Estamos numa democracia representativa. A meu ver, "só os eleitos pelo povo deveriam ocupar cargos com direito a voto em órgãos com sufrágio direto".
Li um estudo que considera «o estabelecimento de um regime de “incompatibilidades”, no âmbito da administração autárquica, acolhe as diretrizes constitucionais plasmadas nos artigos 266.º e 269.º da Constituição e tem como finalidade última garantir a independência e a imparcialidade da atuação dos titulares dos órgãos autárquicos, mas também assegurar uma “adequada dedicação” destes aos respetivos cargos.

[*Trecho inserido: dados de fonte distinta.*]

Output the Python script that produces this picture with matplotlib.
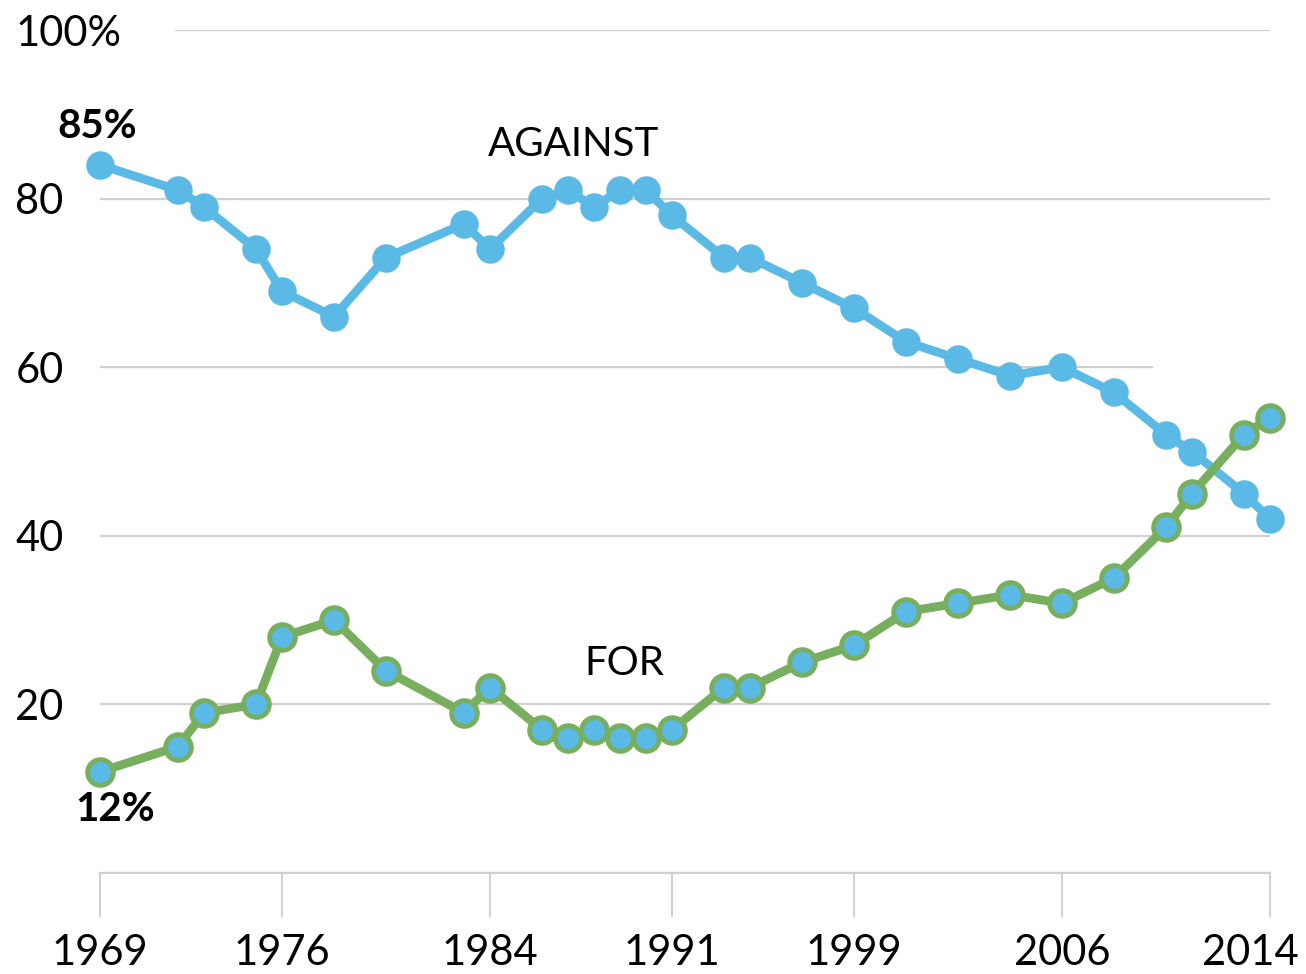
"""Opinion on legalizing marijuana, 1969-2014: against vs for."""

import matplotlib
matplotlib.use("Agg")
import matplotlib.pyplot as plt
import matplotlib.transforms as mtransforms

YEARS = [1969, 1972, 1973, 1975, 1976, 1978, 1980, 1983, 1984, 1986, 1987, 1988,
         1989, 1990, 1991, 1993, 1994, 1996, 1998, 2000, 2002, 2004, 2006, 2008,
         2010, 2011, 2013, 2014]
AGAINST = [84, 81, 79, 74, 69, 66, 73, 77, 74, 80, 81, 79,
           81, 81, 78, 73, 73, 70, 67, 63, 61, 59, 60, 57,
           52, 50, 45, 42]
FOR = [12, 15, 19, 20, 28, 30, 24, 19, 22, 17, 16, 17,
       16, 16, 17, 22, 22, 25, 27, 31, 32, 33, 32, 35,
       41, 45, 52, 54]

X_TICKS = [1969, 1976, 1984, 1991, 1998, 2006, 2014]
X_LABELS = ["1969", "1976", "1984", "1991", "1999", "2006", "2014"]
Y_TICKS = [20, 40, 60, 80, 100]
Y_LABELS = ["20", "40", "60", "80", "100%"]

BLUE = "#5bb9e5"
GREEN = "#78af5f"
GRID = "#d0d0d0"

plt.rcParams["font.family"] = ["Lato", "DejaVu Sans"]

fig = plt.figure(figsize=(13.06, 9.74), dpi=100)
ax = fig.add_axes([100 / 1306, 101 / 974, 1170 / 1306, 843 / 974])
ax.set_xlim(1969, 2014)
ax.set_ylim(0, 100)

# gridlines (the 100% and 60 lines are shortened as in the original)
ax.hlines([20, 40, 80], 1969, 2014, color=GRID, lw=1.6, zorder=0)
ax.hlines(100, 1971.9, 2014, color=GRID, lw=1.6, zorder=0)
ax.hlines(60, 1969, 2009.5, color=GRID, lw=1.6, zorder=0)

ax.plot(YEARS, AGAINST, color=BLUE, lw=6.3, marker="o", ms=19.5,
        mfc=BLUE, mec=BLUE, clip_on=False, zorder=3)
ax.plot(YEARS, FOR, color=GREEN, lw=6.3, marker="o", ms=18.5,
        mfc=BLUE, mec=GREEN, mew=3.5, clip_on=False, zorder=4)

ax.text(1987.2, 86.4, "AGAINST", fontsize=29, ha="center", va="center")
ax.text(1989.15, 24.9, "FOR", fontsize=29, ha="center", va="center")
ax.text(1968.9, 88.5, "85%", fontsize=29, fontweight="bold",
        ha="center", va="center")
ax.text(1969.6, 7.5, "12%", fontsize=29, fontweight="bold",
        ha="center", va="center")

for side in ["left", "right", "top"]:
    ax.spines[side].set_visible(False)
ax.spines["bottom"].set_color(GRID)
ax.spines["bottom"].set_linewidth(1.6)

ax.set_xticks(X_TICKS, X_LABELS)
ax.tick_params(axis="x", direction="out", length=32, width=1.4, color=GRID,
               pad=12, labelsize=30)
# last label is pulled left so it stays inside the figure
last = ax.get_xticklabels()[-1]
last.set_transform(last.get_transform()
                   + mtransforms.ScaledTranslation(-0.2, 0, fig.dpi_scale_trans))
ax.set_yticks(Y_TICKS, Y_LABELS)
ax.tick_params(axis="y", length=0, pad=61, labelsize=30)
for lab in ax.get_yticklabels():
    lab.set_horizontalalignment("left")

fig.savefig("out.png", dpi=100)
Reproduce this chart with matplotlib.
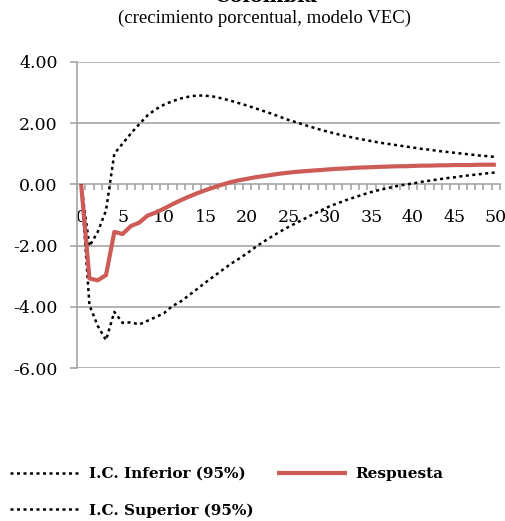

Para se aferir se uma determinada atividade ou um certo cargo ou função é ou não incompatível com outra(o), é necessário verificar se existe previsão legal nesse sentido, ou seja, é necessário que essa incompatibilidade se encontre expressamente prevista na lei
De facto, a incompatibilidade traduz-se na proibição legalmente estabelecida de exercício em simultâneo de determinadas funções ou cargos, pelo facto de o legislador entender que a acumulação dessas funções ou cargos pode ameaçar a prossecução do interesse público, seja qual for a pessoa que estiver em causa e independentemente de esta ter ou não algum tipo de interesse numa determinada decisão».
O mesmo estudo, sublinha que «os “impedimentos”, corolário do princípio da imparcialidade, verificam-se quando determinadas causas objetivas, expressamente previstas na lei se interpõem entre o titular de órgão da Administração Pública e a matéria objeto ou a pessoa destinatária da sua intervenção num concreto procedimento, assim se patenteando/pressupondo, “ex lege” (daí que o impedimento opere automaticamente), a existência de um real ou potencial conflito de interesses e inibindo, por isso, a atuação do titular do órgão, por essa via se protegendo/garantindo a imparcialidade, do mesmo passo que outros princípios fundamentais.»
A propósito desta distinção no Parecer n.º 25/2019 da Procuradoria-Geral da República publicado no DR, 2.ª série, de 20 de setembro, esclarece-se que «(…) importa evocar os fins que o legislador visou atingir, com a consagração legal desses impedimentos, o que vale por dizer, a teleologia da norma em debate.
MÁRIO ESTEVES DE OLIVEIRA, PEDRO COSTA GONÇALVES e JOÃO PACHECO DE AMORIM traçam as fronteiras entre as figuras da incompatibilidade e do impedimento, enfatizando, para tanto, que “o que está em causa na incompatibilidade é, pois, a garantia da imparcialidade da atuação administrativa como valor (puramente) abstrato: é a própria lei que exclui a possibilidade de acumulação — por suspeitar, em abstrato, dos desvios em favor de outras atividades privadas ou públicas dos fins por que se deve pautar o exercício de certas atividades públicas, independentemente da pessoa que se trate e do interesse que ela tenha ou deixe de ter em qualquer decisão. A incompatibilidade não tem, pois, que ver com casos concretos, com procedimentos determinados. São também garantias de imparcialidade que estão em causa na consagração da figura (e dos casos) de impedimentos; porém, nestes, o que se passa é que o titular do órgão fica proibido de intervir em casos concretos e definidos, o que não se deve a razões abstratas de incompatibilidade entre cargos, mas à pessoa do titular do órgão e ao interesse que ele tem naquela decisão — e exatamente por só respeitar ao caso concreto, o impedimento pode qualificar-se como um incidente do procedimento (…)”.»
Deixo uma pergunta: por exemplo, quando, um presidente de junta vota um orçamento camarário, como membro da Assembleia Municipal por inerência, não estará a entrar no campo do conflito de interesses, impedimentos e incompatibilidades?
Eu sei que existe a Lei.
Contudo, Lei é a Lei. A realidade é a realidade. Como diria um Amigo, estamos perante um aberrante, mas charmoso "exotismo democrático".